**Task objective**
List every line in this data where the string "Output" occurs.

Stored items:
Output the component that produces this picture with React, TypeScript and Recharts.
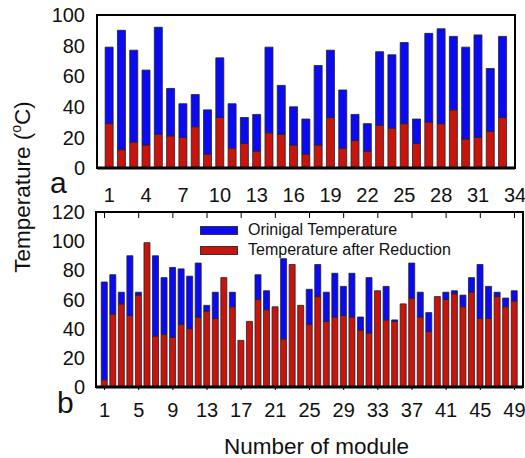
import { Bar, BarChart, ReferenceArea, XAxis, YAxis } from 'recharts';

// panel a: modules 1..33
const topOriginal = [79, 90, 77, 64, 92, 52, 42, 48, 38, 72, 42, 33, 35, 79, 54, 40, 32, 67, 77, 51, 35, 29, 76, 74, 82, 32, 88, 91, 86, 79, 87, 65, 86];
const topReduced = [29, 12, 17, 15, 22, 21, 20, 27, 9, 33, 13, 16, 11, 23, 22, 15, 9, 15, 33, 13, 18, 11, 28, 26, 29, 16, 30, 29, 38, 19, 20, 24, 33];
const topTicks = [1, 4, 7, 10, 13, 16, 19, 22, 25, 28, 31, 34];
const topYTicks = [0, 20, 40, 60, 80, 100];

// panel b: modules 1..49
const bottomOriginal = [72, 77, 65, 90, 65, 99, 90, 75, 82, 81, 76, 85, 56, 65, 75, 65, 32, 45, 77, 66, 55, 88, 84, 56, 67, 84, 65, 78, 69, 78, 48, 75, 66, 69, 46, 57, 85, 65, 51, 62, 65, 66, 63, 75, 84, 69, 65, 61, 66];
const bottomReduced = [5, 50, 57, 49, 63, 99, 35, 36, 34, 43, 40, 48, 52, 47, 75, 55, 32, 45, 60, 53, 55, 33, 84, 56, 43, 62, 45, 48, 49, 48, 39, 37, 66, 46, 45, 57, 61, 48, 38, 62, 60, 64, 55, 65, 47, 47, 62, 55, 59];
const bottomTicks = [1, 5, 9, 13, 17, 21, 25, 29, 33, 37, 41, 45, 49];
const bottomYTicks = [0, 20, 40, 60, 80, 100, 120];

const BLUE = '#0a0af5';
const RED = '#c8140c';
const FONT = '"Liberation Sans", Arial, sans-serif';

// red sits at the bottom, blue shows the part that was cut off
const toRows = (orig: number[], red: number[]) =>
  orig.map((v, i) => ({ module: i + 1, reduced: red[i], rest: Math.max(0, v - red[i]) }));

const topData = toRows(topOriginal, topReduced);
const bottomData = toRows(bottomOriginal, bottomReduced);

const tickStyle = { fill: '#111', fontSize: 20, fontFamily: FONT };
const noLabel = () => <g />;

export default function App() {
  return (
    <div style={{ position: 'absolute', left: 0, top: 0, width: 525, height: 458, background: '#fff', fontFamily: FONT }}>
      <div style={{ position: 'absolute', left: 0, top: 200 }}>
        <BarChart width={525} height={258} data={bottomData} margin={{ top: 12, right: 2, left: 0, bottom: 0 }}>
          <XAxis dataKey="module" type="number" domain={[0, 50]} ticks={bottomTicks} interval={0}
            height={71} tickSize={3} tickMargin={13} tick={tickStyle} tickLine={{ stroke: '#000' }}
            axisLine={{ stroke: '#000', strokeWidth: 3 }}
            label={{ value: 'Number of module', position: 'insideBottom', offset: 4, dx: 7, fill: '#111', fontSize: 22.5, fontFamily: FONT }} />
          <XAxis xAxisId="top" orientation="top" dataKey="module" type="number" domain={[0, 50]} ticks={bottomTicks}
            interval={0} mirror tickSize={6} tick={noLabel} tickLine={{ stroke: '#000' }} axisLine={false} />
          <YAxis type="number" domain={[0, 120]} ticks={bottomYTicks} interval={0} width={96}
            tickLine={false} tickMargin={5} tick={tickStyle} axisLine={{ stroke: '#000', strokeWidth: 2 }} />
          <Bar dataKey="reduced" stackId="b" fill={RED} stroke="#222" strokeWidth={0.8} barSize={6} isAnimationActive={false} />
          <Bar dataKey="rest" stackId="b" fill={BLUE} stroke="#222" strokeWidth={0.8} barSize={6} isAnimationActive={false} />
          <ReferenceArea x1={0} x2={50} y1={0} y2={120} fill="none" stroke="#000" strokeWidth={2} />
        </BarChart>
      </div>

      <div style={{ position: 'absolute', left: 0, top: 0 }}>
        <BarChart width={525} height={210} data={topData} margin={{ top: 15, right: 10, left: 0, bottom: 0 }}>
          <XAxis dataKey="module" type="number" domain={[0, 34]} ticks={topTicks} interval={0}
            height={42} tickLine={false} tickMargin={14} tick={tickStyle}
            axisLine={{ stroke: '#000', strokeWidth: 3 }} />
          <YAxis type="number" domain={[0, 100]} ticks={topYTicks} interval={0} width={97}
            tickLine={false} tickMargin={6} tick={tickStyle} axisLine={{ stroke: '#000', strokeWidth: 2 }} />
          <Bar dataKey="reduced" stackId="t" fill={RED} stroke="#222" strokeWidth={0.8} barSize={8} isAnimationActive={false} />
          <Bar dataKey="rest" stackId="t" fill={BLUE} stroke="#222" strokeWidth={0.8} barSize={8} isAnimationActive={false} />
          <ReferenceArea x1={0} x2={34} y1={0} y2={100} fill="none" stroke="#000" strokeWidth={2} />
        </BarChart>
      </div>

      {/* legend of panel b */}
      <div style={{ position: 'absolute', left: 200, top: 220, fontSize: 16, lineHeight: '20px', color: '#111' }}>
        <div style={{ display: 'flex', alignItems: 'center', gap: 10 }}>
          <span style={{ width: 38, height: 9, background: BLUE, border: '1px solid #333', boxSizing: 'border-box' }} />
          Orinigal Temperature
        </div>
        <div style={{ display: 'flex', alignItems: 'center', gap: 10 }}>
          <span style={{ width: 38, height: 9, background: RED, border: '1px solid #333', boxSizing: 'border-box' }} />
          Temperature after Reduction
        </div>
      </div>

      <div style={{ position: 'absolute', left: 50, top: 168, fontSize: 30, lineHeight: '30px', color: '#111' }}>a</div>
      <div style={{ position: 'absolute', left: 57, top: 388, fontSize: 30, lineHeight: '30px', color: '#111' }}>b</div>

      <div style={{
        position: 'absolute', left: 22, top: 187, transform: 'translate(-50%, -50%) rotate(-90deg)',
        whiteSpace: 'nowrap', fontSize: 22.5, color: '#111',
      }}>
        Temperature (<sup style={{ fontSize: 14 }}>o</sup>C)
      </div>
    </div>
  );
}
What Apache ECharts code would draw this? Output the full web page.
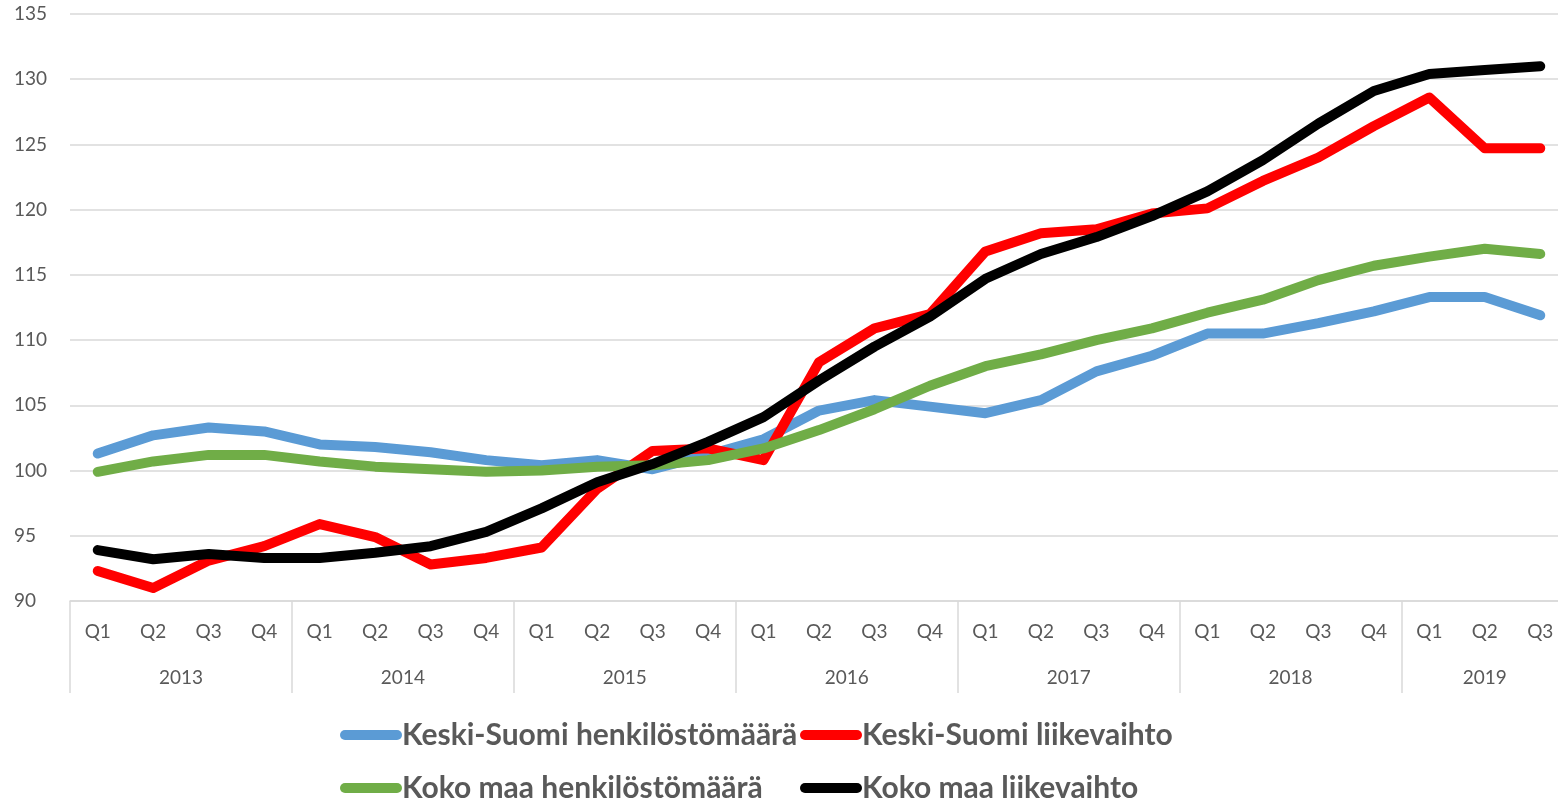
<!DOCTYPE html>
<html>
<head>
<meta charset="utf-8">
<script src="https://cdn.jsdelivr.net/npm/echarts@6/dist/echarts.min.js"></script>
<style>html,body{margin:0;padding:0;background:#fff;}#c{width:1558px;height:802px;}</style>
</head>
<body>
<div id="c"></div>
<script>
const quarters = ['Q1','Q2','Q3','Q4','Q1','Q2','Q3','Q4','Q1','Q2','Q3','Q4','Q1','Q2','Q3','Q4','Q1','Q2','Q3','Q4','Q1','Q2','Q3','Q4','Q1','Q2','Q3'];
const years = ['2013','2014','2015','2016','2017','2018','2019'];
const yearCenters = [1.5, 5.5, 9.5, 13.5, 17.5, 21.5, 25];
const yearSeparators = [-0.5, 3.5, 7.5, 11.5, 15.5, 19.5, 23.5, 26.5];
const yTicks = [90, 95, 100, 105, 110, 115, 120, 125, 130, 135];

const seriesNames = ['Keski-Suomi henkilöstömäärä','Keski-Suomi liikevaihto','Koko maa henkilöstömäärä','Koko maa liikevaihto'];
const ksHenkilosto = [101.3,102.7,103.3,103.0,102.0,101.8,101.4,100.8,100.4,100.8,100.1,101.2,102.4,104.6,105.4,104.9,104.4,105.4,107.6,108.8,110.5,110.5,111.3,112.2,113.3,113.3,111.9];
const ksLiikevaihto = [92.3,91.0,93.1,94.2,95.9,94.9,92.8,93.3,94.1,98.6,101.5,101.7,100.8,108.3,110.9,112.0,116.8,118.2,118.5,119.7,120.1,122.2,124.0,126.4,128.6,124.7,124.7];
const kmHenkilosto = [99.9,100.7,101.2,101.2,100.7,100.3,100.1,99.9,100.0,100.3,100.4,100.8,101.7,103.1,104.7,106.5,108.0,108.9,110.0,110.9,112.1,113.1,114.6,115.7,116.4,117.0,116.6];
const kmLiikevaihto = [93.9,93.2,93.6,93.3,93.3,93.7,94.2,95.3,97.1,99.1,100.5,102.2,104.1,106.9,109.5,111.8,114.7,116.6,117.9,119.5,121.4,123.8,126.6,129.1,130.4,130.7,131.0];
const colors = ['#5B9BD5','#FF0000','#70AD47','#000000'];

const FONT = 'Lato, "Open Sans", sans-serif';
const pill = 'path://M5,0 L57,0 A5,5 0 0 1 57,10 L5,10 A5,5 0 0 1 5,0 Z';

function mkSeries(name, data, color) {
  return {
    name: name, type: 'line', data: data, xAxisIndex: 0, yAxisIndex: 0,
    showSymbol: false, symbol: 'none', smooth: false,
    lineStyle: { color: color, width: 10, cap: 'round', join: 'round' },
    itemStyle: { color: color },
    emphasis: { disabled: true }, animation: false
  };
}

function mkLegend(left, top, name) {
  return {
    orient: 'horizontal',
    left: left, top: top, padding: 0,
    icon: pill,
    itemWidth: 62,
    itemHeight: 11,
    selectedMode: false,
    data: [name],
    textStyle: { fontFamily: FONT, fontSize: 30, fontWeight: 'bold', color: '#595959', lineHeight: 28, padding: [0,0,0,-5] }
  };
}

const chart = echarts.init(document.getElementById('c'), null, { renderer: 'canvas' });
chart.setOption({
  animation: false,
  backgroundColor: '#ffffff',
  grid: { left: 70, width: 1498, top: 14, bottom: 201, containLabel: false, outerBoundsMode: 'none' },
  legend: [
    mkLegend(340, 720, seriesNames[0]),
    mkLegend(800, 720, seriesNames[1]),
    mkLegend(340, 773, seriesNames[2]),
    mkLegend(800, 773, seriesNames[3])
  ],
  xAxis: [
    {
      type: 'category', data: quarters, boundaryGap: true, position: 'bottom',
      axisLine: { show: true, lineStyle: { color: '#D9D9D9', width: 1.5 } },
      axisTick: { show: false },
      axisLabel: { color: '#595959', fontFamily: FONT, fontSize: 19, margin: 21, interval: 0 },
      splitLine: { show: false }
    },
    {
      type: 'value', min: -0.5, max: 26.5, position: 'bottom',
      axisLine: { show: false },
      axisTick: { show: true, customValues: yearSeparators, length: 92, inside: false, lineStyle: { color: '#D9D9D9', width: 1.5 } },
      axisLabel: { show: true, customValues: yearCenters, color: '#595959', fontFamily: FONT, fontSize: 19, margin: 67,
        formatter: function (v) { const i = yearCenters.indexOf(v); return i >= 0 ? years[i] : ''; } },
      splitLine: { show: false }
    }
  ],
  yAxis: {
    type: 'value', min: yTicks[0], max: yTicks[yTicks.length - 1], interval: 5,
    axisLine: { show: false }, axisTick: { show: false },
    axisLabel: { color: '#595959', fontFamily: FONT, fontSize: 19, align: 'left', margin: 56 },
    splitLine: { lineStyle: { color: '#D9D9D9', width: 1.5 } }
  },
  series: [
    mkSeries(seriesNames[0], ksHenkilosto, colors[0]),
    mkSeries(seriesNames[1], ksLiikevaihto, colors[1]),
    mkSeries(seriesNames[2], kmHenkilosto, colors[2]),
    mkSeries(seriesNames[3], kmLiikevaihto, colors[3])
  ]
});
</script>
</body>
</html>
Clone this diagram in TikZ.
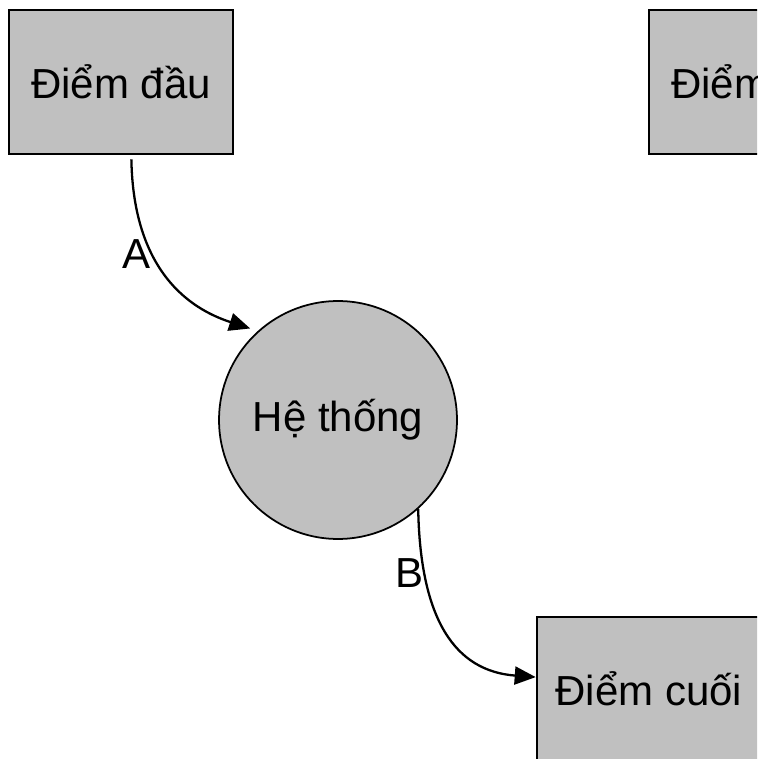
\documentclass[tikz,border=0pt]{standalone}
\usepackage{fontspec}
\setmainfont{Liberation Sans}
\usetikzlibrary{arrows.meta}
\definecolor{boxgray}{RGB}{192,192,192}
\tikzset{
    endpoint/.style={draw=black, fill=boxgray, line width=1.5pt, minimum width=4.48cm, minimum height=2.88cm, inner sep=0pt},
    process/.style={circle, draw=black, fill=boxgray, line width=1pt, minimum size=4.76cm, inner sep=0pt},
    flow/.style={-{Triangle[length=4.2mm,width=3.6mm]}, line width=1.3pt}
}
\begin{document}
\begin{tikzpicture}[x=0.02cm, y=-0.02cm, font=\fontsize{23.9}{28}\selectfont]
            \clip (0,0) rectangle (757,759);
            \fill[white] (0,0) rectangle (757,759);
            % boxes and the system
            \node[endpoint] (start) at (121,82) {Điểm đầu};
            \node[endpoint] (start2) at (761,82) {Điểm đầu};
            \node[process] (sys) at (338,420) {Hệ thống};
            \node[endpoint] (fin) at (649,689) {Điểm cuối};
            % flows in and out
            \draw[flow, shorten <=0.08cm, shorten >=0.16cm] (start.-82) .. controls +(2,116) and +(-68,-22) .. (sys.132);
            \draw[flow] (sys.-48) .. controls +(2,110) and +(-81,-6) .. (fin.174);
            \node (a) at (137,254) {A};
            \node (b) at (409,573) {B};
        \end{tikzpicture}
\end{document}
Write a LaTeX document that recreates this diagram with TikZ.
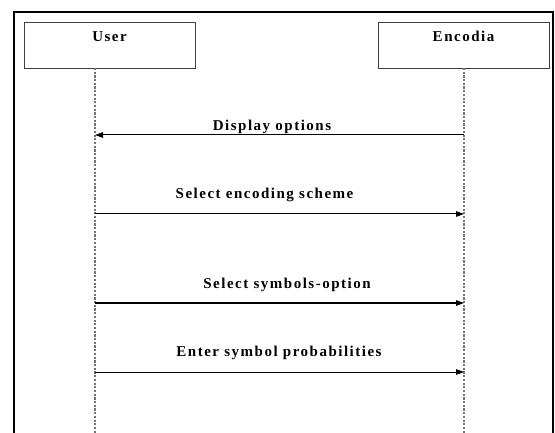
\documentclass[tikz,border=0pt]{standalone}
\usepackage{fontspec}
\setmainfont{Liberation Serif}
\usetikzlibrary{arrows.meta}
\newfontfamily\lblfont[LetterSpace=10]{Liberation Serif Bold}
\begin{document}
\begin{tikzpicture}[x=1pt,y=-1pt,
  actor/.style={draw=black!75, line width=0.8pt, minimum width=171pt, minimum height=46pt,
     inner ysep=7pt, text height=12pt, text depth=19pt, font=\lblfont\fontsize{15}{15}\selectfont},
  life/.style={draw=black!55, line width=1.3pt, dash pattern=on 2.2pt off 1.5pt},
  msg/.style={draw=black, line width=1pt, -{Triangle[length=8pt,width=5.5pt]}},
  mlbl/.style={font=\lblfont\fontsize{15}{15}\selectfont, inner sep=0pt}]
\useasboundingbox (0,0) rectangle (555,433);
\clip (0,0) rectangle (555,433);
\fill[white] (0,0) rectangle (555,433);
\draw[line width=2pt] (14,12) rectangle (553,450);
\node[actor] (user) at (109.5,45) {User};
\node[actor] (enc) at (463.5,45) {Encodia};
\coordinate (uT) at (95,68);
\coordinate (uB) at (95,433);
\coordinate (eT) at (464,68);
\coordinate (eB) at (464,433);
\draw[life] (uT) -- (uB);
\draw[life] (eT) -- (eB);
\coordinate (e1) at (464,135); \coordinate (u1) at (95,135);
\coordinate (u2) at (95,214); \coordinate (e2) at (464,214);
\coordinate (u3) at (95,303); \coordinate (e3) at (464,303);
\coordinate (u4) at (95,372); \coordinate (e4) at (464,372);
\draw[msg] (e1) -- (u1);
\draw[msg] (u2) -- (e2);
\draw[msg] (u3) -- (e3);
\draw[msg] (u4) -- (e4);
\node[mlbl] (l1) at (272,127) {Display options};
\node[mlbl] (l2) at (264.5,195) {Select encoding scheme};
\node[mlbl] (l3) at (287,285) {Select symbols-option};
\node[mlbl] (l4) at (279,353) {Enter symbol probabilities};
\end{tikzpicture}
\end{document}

**Task response**
Output the component that produces this picture with React, TypeScript and Recharts.
What Apache ECharts code would draw this? Output the full web page.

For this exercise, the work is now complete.